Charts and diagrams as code
+ + + + +
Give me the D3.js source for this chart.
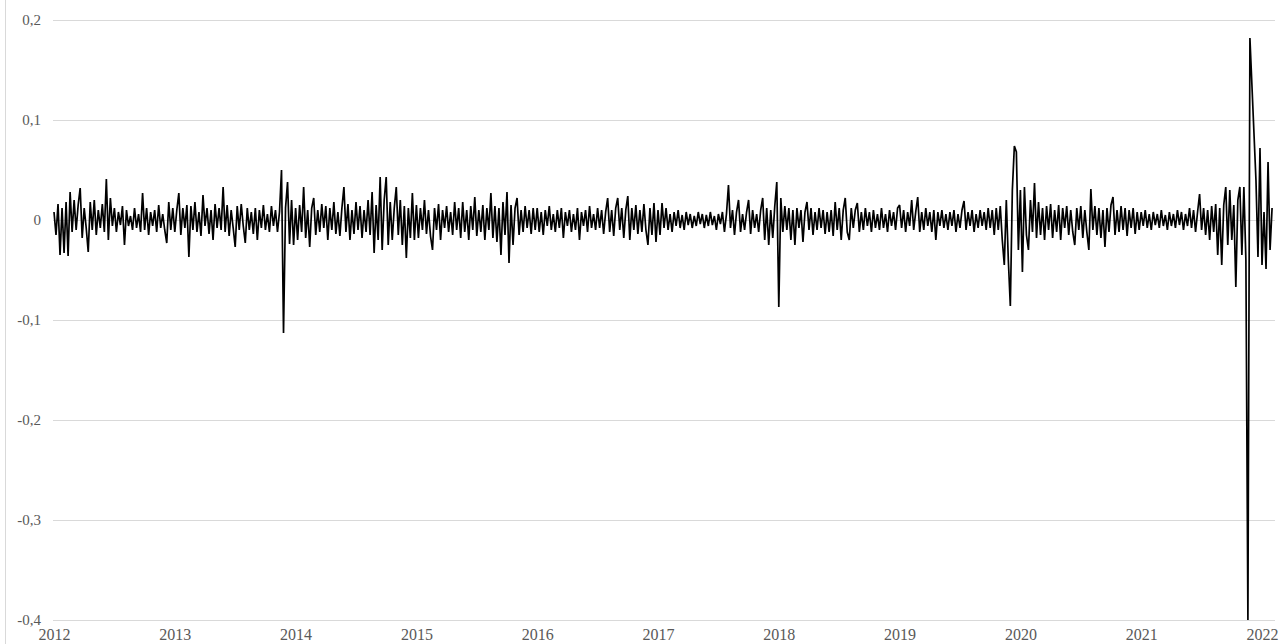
<!DOCTYPE html>
<html><head><meta charset="utf-8">
<script src="https://cdn.jsdelivr.net/npm/d3@7"></script>
<style>body{margin:0;background:#fff}svg{display:block}</style>
</head><body>
<svg id="c" width="1281" height="644"></svg>
<script>
// ---- data (daily returns) ----
const yearLabels = ["2012","2013","2014","2015","2016","2017","2018","2019","2020","2021","2022"];
const pointsPerYear = 60;
const yTicks = [0.2, 0.1, 0, -0.1, -0.2, -0.3, -0.4];

const r2012 = [0.008,-0.015,0.016,-0.035,0.012,-0.033,0.018,-0.036,0.028,-0.012,
 0.02,-0.01,0.015,0.032,-0.018,0.012,-0.008,-0.032,0.018,-0.01,
 0.02,-0.015,0.01,-0.008,0.016,-0.012,0.041,-0.02,0.022,-0.006,
 0.012,-0.012,0.008,-0.005,0.014,-0.025,0.01,-0.006,0.004,-0.01,
 0.012,-0.008,0.006,-0.012,0.027,-0.01,0.012,-0.015,0.008,-0.006,
 0.01,-0.012,0.015,-0.008,0.006,-0.01,-0.023,0.018,-0.01,0.012];
const r2013 = [-0.012,0.01,0.027,-0.015,0.012,-0.008,0.015,-0.037,0.014,-0.01,
 0.018,-0.012,0.008,-0.016,0.025,-0.006,0.012,-0.014,0.01,-0.02,
 0.016,-0.008,0.012,-0.01,0.033,-0.012,0.015,-0.016,0.01,-0.008,
 -0.027,0.014,-0.01,0.016,-0.006,-0.023,0.012,-0.01,0.008,-0.014,
 0.012,-0.02,0.01,-0.008,0.015,-0.01,0.006,-0.012,0.014,-0.006,
 0.01,-0.012,0.008,0.05,-0.113,0.012,0.038,-0.024,0.02,-0.025];
const r2014 = [0.012,-0.02,0.015,-0.012,0.033,-0.018,0.01,-0.027,0.012,0.022,
 -0.015,0.01,-0.012,0.016,-0.008,0.014,-0.02,0.012,-0.01,0.018,
 -0.014,0.008,-0.016,0.012,0.033,-0.012,0.016,-0.02,0.01,-0.014,
 0.018,-0.01,0.014,-0.018,0.01,-0.012,0.02,-0.015,0.028,-0.033,
 0.015,-0.02,0.043,-0.03,0.02,0.043,-0.025,0.018,-0.02,0.012,
 0.033,-0.015,0.02,-0.025,0.014,-0.038,0.012,-0.018,0.027,-0.02];
const r2015 = [0.015,-0.018,0.012,-0.01,0.02,-0.014,0.01,-0.016,-0.03,0.012,
 -0.01,0.016,-0.02,0.01,-0.008,0.014,-0.012,0.008,-0.015,0.018,
 -0.01,0.012,-0.018,0.018,-0.012,0.01,-0.02,0.014,-0.01,0.023,
 -0.016,0.01,-0.012,0.015,-0.02,0.012,-0.01,0.027,-0.018,0.014,
 -0.022,0.012,-0.035,0.018,-0.015,0.028,-0.043,0.015,-0.025,0.012,
 0.022,-0.015,0.01,-0.012,0.014,-0.008,0.01,-0.014,0.012,-0.01];
const r2016 = [0.012,-0.012,0.008,-0.015,0.01,-0.006,0.014,-0.01,0.006,-0.012,
 0.01,-0.008,0.012,-0.018,0.008,-0.006,0.01,-0.012,0.006,-0.01,
 0.012,-0.02,0.008,-0.006,0.01,-0.012,0.014,-0.008,0.006,-0.01,
 0.012,-0.008,0.01,-0.014,0.008,0.022,-0.012,0.01,-0.016,0.012,
 0.022,-0.01,0.012,-0.018,0.01,0.024,-0.02,0.012,-0.01,0.015,
 -0.014,0.01,-0.012,0.016,-0.01,-0.025,0.012,-0.015,0.017,-0.022];
const r2017 = [0.01,-0.015,0.017,-0.008,0.012,-0.01,0.006,-0.012,0.008,-0.006,
 0.01,-0.008,0.005,-0.01,0.008,-0.005,0.006,-0.008,0.004,-0.006,
 0.008,-0.004,0.006,-0.008,0.005,-0.006,0.008,-0.005,0.004,-0.01,
 0.006,-0.004,0.008,-0.012,0.006,0.035,-0.008,0.01,-0.015,0.008,
 0.02,-0.012,0.006,-0.01,0.008,0.02,-0.014,0.01,-0.008,0.006,
 -0.012,0.01,0.022,-0.02,0.012,-0.025,0.01,-0.018,0.014,0.038];
const r2018 = [-0.087,0.022,-0.012,0.014,-0.01,0.012,-0.02,0.01,-0.025,0.012,
 -0.008,0.01,-0.022,0.008,0.018,-0.01,0.012,-0.015,0.008,-0.01,
 0.012,-0.008,0.01,-0.014,0.008,-0.012,0.01,-0.016,0.018,-0.01,
 0.012,-0.02,0.01,0.022,-0.012,-0.02,0.012,-0.008,0.01,0.017,
 -0.012,0.008,-0.01,0.012,-0.006,0.008,-0.012,0.01,-0.008,0.006,
 -0.01,0.012,-0.008,0.006,-0.012,0.01,-0.006,0.008,-0.01,0.012];
const r2019 = [0.015,-0.008,0.01,-0.012,0.008,-0.006,0.02,-0.01,0.008,0.023,
 -0.012,0.008,-0.01,0.012,-0.006,0.008,-0.012,0.01,-0.02,0.008,
 -0.006,0.01,-0.008,0.006,-0.01,0.008,-0.006,0.01,-0.012,0.006,
 -0.008,0.01,0.019,-0.01,0.008,-0.006,0.01,-0.012,0.006,-0.008,
 0.01,-0.006,0.008,-0.01,0.012,-0.008,0.01,-0.015,0.012,-0.01,
 0.014,-0.02,-0.045,0.02,-0.04,-0.086,0.03,0.074,0.068,-0.03];
const r2020 = [0.03,-0.052,0.033,-0.015,-0.03,0.02,-0.012,0.037,-0.018,0.018,
 -0.015,0.012,-0.02,0.014,-0.01,0.016,-0.018,0.01,-0.012,0.015,
 -0.02,0.012,-0.008,0.014,-0.015,0.01,-0.012,-0.025,0.012,-0.01,
 0.014,-0.018,0.01,-0.012,-0.03,0.031,-0.01,0.014,-0.015,0.012,
 -0.018,0.01,-0.027,0.012,-0.012,0.015,0.023,-0.015,0.01,-0.012,
 0.014,-0.01,0.012,-0.016,0.01,-0.008,0.012,-0.014,0.008,-0.01];
const r2021 = [0.008,-0.006,0.01,-0.008,0.006,-0.01,0.008,-0.005,0.006,-0.008,
 0.01,-0.006,0.005,-0.01,0.008,-0.006,0.006,-0.008,0.01,-0.005,
 0.008,-0.01,0.006,-0.006,0.012,-0.008,0.01,-0.012,0.008,0.026,
 -0.01,0.012,-0.015,0.01,-0.02,0.014,-0.012,0.016,-0.035,0.012,
 -0.045,0.015,0.033,-0.025,0.03,-0.02,0.015,-0.067,0.02,0.033,
 -0.035,0.033,-0.04,-0.4,0.182];
// after a gap in the dates
const tailStart = 597;
const rTail = [0.04,-0.037,0.072,-0.045,0.008,-0.049,0.058,-0.03,0.012];

// ---- build ----
const series = [];
[r2012,r2013,r2014,r2015,r2016,r2017,r2018,r2019,r2020,r2021].flat()
  .forEach((v,i) => series.push({i, v}));
rTail.forEach((v,k) => series.push({i: tailStart + k, v}));

const svg = d3.select("#c");
const x = d3.scaleLinear().domain([0, pointsPerYear*10]).range([54, 1262]);
const y = d3.scaleLinear().domain([-0.4, 0.2]).range([620, 20]);

const loc = d3.formatLocale({decimal: ",", thousands: " ", grouping: [3], currency: ["", ""], minus: "-"});
const fmt = v => v === 0 ? "0" : loc.format(".1f")(v);

// frame line at left
svg.append("line").attr("x1", 5.5).attr("x2", 5.5).attr("y1", 0).attr("y2", 644)
  .attr("stroke", "#d9d9d9").attr("stroke-width", 1);

// gridlines
svg.append("g").selectAll("line").data(yTicks).join("line")
  .attr("x1", 53).attr("x2", 1275)
  .attr("y1", d => Math.round(y(d)) + 0.5).attr("y2", d => Math.round(y(d)) + 0.5)
  .attr("stroke", "#d9d9d9").attr("stroke-width", 1);

// y axis labels
const yAxis = d3.axisLeft(y).tickValues(yTicks).tickFormat(fmt).tickSize(0).tickPadding(0);
const gy = svg.append("g").attr("transform", "translate(41,0)").call(yAxis);
gy.select(".domain").remove();
gy.selectAll("text").attr("font-family", "'Liberation Serif','Times New Roman',serif")
  .attr("font-size", 15).attr("fill", "#595959");

// x axis labels
const xAxis = d3.axisBottom(x).tickValues(yearLabels.map((d,k) => k*pointsPerYear))
  .tickFormat((d,k) => yearLabels[k]).tickSize(0).tickPadding(0);
const gx = svg.append("g").attr("transform", "translate(0,629)").call(xAxis);
gx.select(".domain").remove();
gx.selectAll("text").attr("font-family", "'Liberation Serif','Times New Roman',serif")
  .attr("font-size", 16).attr("fill", "#595959");

// series line
const line = d3.line().x(d => x(d.i)).y(d => y(d.v));
svg.append("path").datum(series).attr("d", line)
  .attr("fill", "none").attr("stroke", "#000").attr("stroke-width", 1.7)
  .attr("stroke-linejoin", "miter").attr("stroke-miterlimit", 2);
</script>
</body></html>
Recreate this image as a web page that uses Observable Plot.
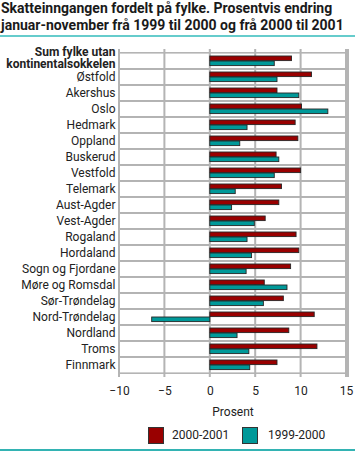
<!DOCTYPE html>
<html>
<head>
<meta charset="utf-8">
<script src="https://cdn.jsdelivr.net/npm/d3@7"></script>
<script src="https://cdn.jsdelivr.net/npm/@observablehq/plot@0.6"></script>
<style>
  html, body { margin: 0; padding: 0; background: #fff; }
  body { width: 355px; height: 455px; overflow: hidden; font-family: Roboto, "Open Sans", sans-serif; color: #1a1a1a; }
  #title { height: 37px; border-bottom: 2px solid #66cccc; font-weight: bold; font-size: 14px; line-height: 16.5px; padding: 0 0 0 1px; box-sizing: border-box; white-space: nowrap; letter-spacing: 0; }
  #legend { height: 32px; border-bottom: 2px solid #33b3b3; box-sizing: border-box; position: relative; font-size: 12px; }
  .sw { position: absolute; top: 8px; width: 14px; height: 15px; border: 1px solid #333; }
  .lt { position: absolute; top: 8px; line-height: 16px; color: #222; }
  svg { display: block; }
</style>
</head>
<body>
<div id="title">Skatteinngangen fordelt på fylke. Prosentvis endring<br>januar-november frå 1999 til 2000 og frå 2000 til 2001</div>
<div id="chart"></div>
<div id="legend"></div>
<script>
const categories = ["Sum fylke utan\nkontinentalsokkelen","Østfold","Akershus","Oslo","Hedmark","Oppland","Buskerud","Vestfold","Telemark","Aust-Agder","Vest-Agder","Rogaland","Hordaland","Sogn og Fjordane","Møre og Romsdal","Sør-Trøndelag","Nord-Trøndelag","Nordland","Troms","Finnmark"];
const series = ["2000-2001", "1999-2000"];
const values2000_2001 = [9.0, 11.2, 7.4, 10.1, 9.4, 9.7, 7.3, 10.0, 7.9, 7.6, 6.1, 9.5, 9.8, 8.9, 6.0, 8.1, 11.5, 8.7, 11.8, 7.4];
const values1999_2000 = [7.1, 7.4, 9.8, 13.0, 4.1, 3.3, 7.6, 7.1, 2.8, 2.4, 4.9, 4.1, 4.6, 4.0, 8.5, 5.9, -6.4, 3.0, 4.3, 4.4];
const xTicks = [-10, -5, 0, 5, 10, 15];
const colors = ["#990000", "#009999"];
const gridColor = "#b4b4b4";

const rowsA = categories.map((c, i) => ({fylke: c, value: values2000_2001[i]}));
const rowsB = categories.map((c, i) => ({fylke: c, value: values1999_2000[i]}));

const W = 355, H = 382, MT = 12, MB = 42, ML = 119, MR = 9;
const bw = (H - MT - MB) / categories.length;

const chart = Plot.plot({
  width: W,
  height: H,
  marginTop: MT,
  marginBottom: MB,
  marginLeft: ML,
  marginRight: MR,
  style: {fontFamily: "Roboto, sans-serif", fontSize: "12px", color: "#222", background: "#fff"},
  x: {domain: [-10, 15], ticks: xTicks, tickSize: 0, tickPadding: 9, label: "Prosent", labelAnchor: "center", labelArrow: "none", labelOffset: 38},
  y: {domain: categories, paddingInner: 0, paddingOuter: 0, label: null, tickSize: 0, tickPadding: 4},
  marks: [
    // vertical gridlines and left/right border as filled thin rects
    Plot.rect(xTicks, {x1: d => d, x2: d => d, insetLeft: -1, insetRight: -1, fill: gridColor}),
    Plot.rect([15], {x1: d => d, x2: d => d, insetLeft: 0, insetRight: -3, fill: gridColor}),
    // row separators (top and bottom of each band)
    Plot.barX(categories, {y: d => d, x1: -10, x2: 15, fill: gridColor, insetTop: -1, insetBottom: bw - 1}),
    Plot.barX(categories, {y: d => d, x1: -10, x2: 15, fill: gridColor, insetTop: bw - 1, insetBottom: -1}),
    Plot.barX(rowsA, {y: "fylke", x: "value", fill: colors[0], stroke: "#262626", strokeWidth: 0.9, insetTop: 3, insetBottom: bw - 8}),
    Plot.barX(rowsB, {y: "fylke", x: "value", fill: colors[1], stroke: "#262626", strokeWidth: 0.9, insetTop: 8, insetBottom: bw - 13})
  ]
});
document.getElementById("chart").appendChild(chart);

// make strokes explicit on each child element
chart.querySelectorAll("g[stroke]").forEach(g => {
  const s = g.getAttribute("stroke"), w = g.getAttribute("stroke-width");
  g.querySelectorAll("line, rect, path").forEach(el => {
    if (!el.getAttribute("stroke")) el.setAttribute("stroke", s);
    if (w && !el.getAttribute("stroke-width")) el.setAttribute("stroke-width", w);
  });
});

const yTexts = chart.querySelectorAll("g[aria-label='y-axis tick label'] text");
if (yTexts.length) {
  yTexts[0].setAttribute("font-weight", "bold");
  yTexts[0].setAttribute("transform", (yTexts[0].getAttribute("transform") || "") + " translate(0,-3)");
}

const legend = document.getElementById("legend");
const pos = [[148, 172], [242, 268]];
series.forEach((s, i) => {
  const sw = document.createElement("div");
  sw.className = "sw"; sw.style.left = pos[i][0] + "px"; sw.style.background = colors[i];
  const t = document.createElement("div");
  t.className = "lt"; t.style.left = pos[i][1] + "px"; t.textContent = s;
  legend.appendChild(sw); legend.appendChild(t);
});
</script>
</body>
</html>
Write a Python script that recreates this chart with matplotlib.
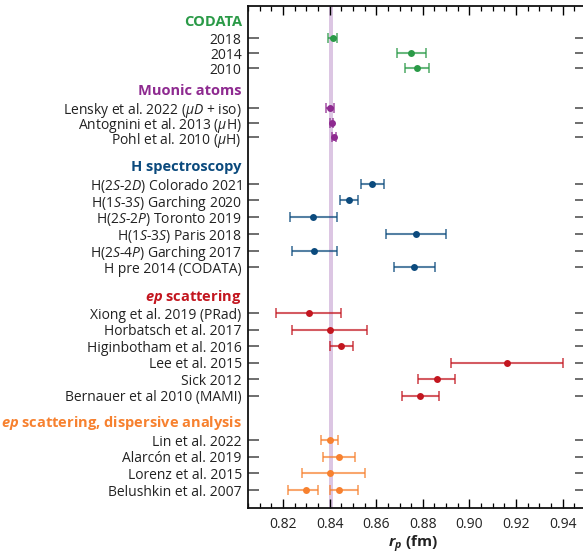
import matplotlib
matplotlib.use("Agg")
import matplotlib.pyplot as plt
import matplotlib.transforms as mtransforms
from matplotlib.ticker import MultipleLocator
import numpy as np

plt.rcParams['font.family'] = ['Open Sans', 'DejaVu Sans']
plt.rcParams['mathtext.fontset'] = 'custom'
plt.rcParams['mathtext.rm'] = 'Open Sans'
plt.rcParams['mathtext.it'] = 'Open Sans:italic'
plt.rcParams['mathtext.bf'] = 'Open Sans:bold'
plt.rcParams['mathtext.bfit'] = 'Open Sans:italic:bold'

# ---------------- data ----------------
group_titles = ["CODATA", "Muonic atoms", "H spectroscopy",
                r"$\mathbfit{ep}$ scattering",
                r"$\mathbfit{ep}$ scattering, dispersive analysis"]
group_colors = ["#2a9a47", "#8e2a90", "#0b4a7d", "#c3161f", "#f7812f"]

codata_labels = ["2018", "2014", "2010"]
codata_vals = [0.8414, 0.8751, 0.8775]
codata_lo = [0.0019, 0.0061, 0.0051]
codata_hi = [0.0019, 0.0061, 0.0051]

muonic_labels = [r"Lensky et al. 2022 ($\it{μD}$ + iso)",
                 r"Antognini et al. 2013 ($\it{μ}$H)",
                 r"Pohl et al. 2010 ($\it{μ}$H)"]
muonic_vals = [0.8400, 0.84087, 0.84184]
muonic_lo = [0.0017, 0.0006, 0.0007]
muonic_hi = [0.0017, 0.0006, 0.0007]

hspec_labels = [r"H(2$\it{S}$-2$\it{D}$) Colorado 2021",
                r"H(1$\it{S}$-3$\it{S}$) Garching 2020",
                r"H(2$\it{S}$-2$\it{P}$) Toronto 2019",
                r"H(1$\it{S}$-3$\it{S}$) Paris 2018",
                r"H(2$\it{S}$-4$\it{P}$) Garching 2017",
                "H pre 2014 (CODATA)"]
hspec_vals = [0.8584, 0.8482, 0.833, 0.877, 0.8335, 0.8764]
hspec_lo = [0.0051, 0.0038, 0.010, 0.013, 0.0095, 0.0089]
hspec_hi = [0.0051, 0.0038, 0.010, 0.013, 0.0095, 0.0089]

ep_labels = ["Xiong et al. 2019 (PRad)", "Horbatsch et al. 2017",
             "Higinbotham et al. 2016", "Lee et al. 2015", "Sick 2012",
             "Bernauer et al 2010 (MAMI)"]
ep_vals = [0.831, 0.840, 0.845, 0.916, 0.886, 0.879]
ep_lo = [0.014, 0.016, 0.005, 0.024, 0.008, 0.008]
ep_hi = [0.014, 0.016, 0.005, 0.024, 0.008, 0.008]

disp_labels = ["Lin et al. 2022", "Alarcón et al. 2019", "Lorenz et al. 2015",
               "Belushkin et al. 2007", "Belushkin et al. 2007"]
disp_vals = [0.840, 0.844, 0.840, 0.830, 0.844]
disp_lo = [0.0035, 0.007, 0.012, 0.008, 0.004]
disp_hi = [0.0035, 0.007, 0.015, 0.005, 0.008]
disp_row = [0, 1, 2, 3, 3]  # Belushkin has two values on one row

band_center = 0.8407
band_half = 0.0008

xlabel = r"$\mathbfit{r}_{\mathbfit{p}}$ (fm)"

# ---------------- layout (pixel-like units, y downward) ----------------
groups = [
    (codata_labels, codata_vals, codata_lo, codata_hi, None),
    (muonic_labels, muonic_vals, muonic_lo, muonic_hi, None),
    (hspec_labels, hspec_vals, hspec_lo, hspec_hi, None),
    (ep_labels, ep_vals, ep_lo, ep_hi, None),
    (disp_labels, disp_vals, disp_lo, disp_hi, disp_row),
]
group_start = [38.3, 107.7, 183.7, 313.3, 440.0]
group_step = [14.9, 14.8, 16.7, 16.5, 16.7]
header_off = 16.8

W, H = 583, 554
fig = plt.figure(figsize=(W / 100, H / 100), dpi=100)
ax_left, ax_right, ax_top, ax_bot = 248, 586, 6, 508.3
ax = fig.add_axes([ax_left / W, 1 - ax_bot / H, (ax_right - ax_left) / W,
                   (ax_bot - ax_top) / H])
ax.set_xlim(0.805, 0.95)
ax.set_ylim(ax_bot, ax_top)

ax.axvspan(band_center - band_half, band_center + band_half,
           color="#dcc6e3", lw=0, zorder=1)

trans = mtransforms.blended_transform_factory(ax.transAxes, ax.transData)
yticks, yticklabels = [], []
for gi, (labels, vals, lo, hi, rows) in enumerate(groups):
    col = group_colors[gi]
    if rows is None:
        rows = list(range(len(vals)))
    ys = [group_start[gi] + r * group_step[gi] for r in rows]
    ax.errorbar(vals, ys, xerr=[lo, hi], fmt='none', ecolor=col, alpha=0.7,
                elinewidth=1.5, capsize=3.4, capthick=1.3, zorder=3)
    ax.plot(vals, ys, 'o', color=col, ms=5, mec='none', zorder=4)
    seen = set()
    for lab, y in zip(labels, ys):
        if y in seen:
            continue
        seen.add(y)
        yticks.append(y)
        yticklabels.append(lab)
    ax.text(-0.018, group_start[gi] - header_off, group_titles[gi],
            transform=trans, ha='right', va='center', fontsize=10.5,
            fontweight='bold', color=col)

ax.set_yticks(yticks)
ax.set_yticklabels(yticklabels, fontsize=10)
ax.tick_params(axis='y', direction='in', length=8, width=1.2, color='#555555',
               left=True, right=True, pad=4.5, labelcolor='#222222')

ax.xaxis.set_major_locator(MultipleLocator(0.02))
ax.xaxis.set_minor_locator(MultipleLocator(0.005))
ax.set_xticks(np.arange(0.82, 0.9401, 0.02))
ax.set_xticklabels([f"{v:.2f}" for v in np.arange(0.82, 0.9401, 0.02)],
                   fontsize=10)
ax.tick_params(axis='x', which='major', direction='in', length=6.5,
               width=1.0, top=True, bottom=True, pad=6, labelcolor='#222222')
ax.tick_params(axis='x', which='minor', direction='in', length=3.5,
               width=0.9, top=True, bottom=True)
for s in ax.spines.values():
    s.set_linewidth(1.3)
    s.set_color('#111111')

fig.text(413 / W, 1 - 544 / H, xlabel, ha='center', va='center',
         fontsize=11, fontweight='bold', color='#222222')

fig.savefig("out.png", dpi=100)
+ + + + +
What the exercise asks » Quote only what lies between the first line of the records and the line containing "const yTicks = [0.2, 0.1, 0, -0.1, -0.2, -0.3, -0.4];", please, including both lines and excluding images.

Correct answer »
Give me the D3.js source for this chart.
<!DOCTYPE html>
<html><head><meta charset="utf-8">
<script src="https://cdn.jsdelivr.net/npm/d3@7"></script>
<style>body{margin:0;background:#fff}svg{display:block}</style>
</head><body>
<svg id="c" width="1281" height="644"></svg>
<script>
// ---- data (daily returns) ----
const yearLabels = ["2012","2013","2014","2015","2016","2017","2018","2019","2020","2021","2022"];
const pointsPerYear = 60;
const yTicks = [0.2, 0.1, 0, -0.1, -0.2, -0.3, -0.4];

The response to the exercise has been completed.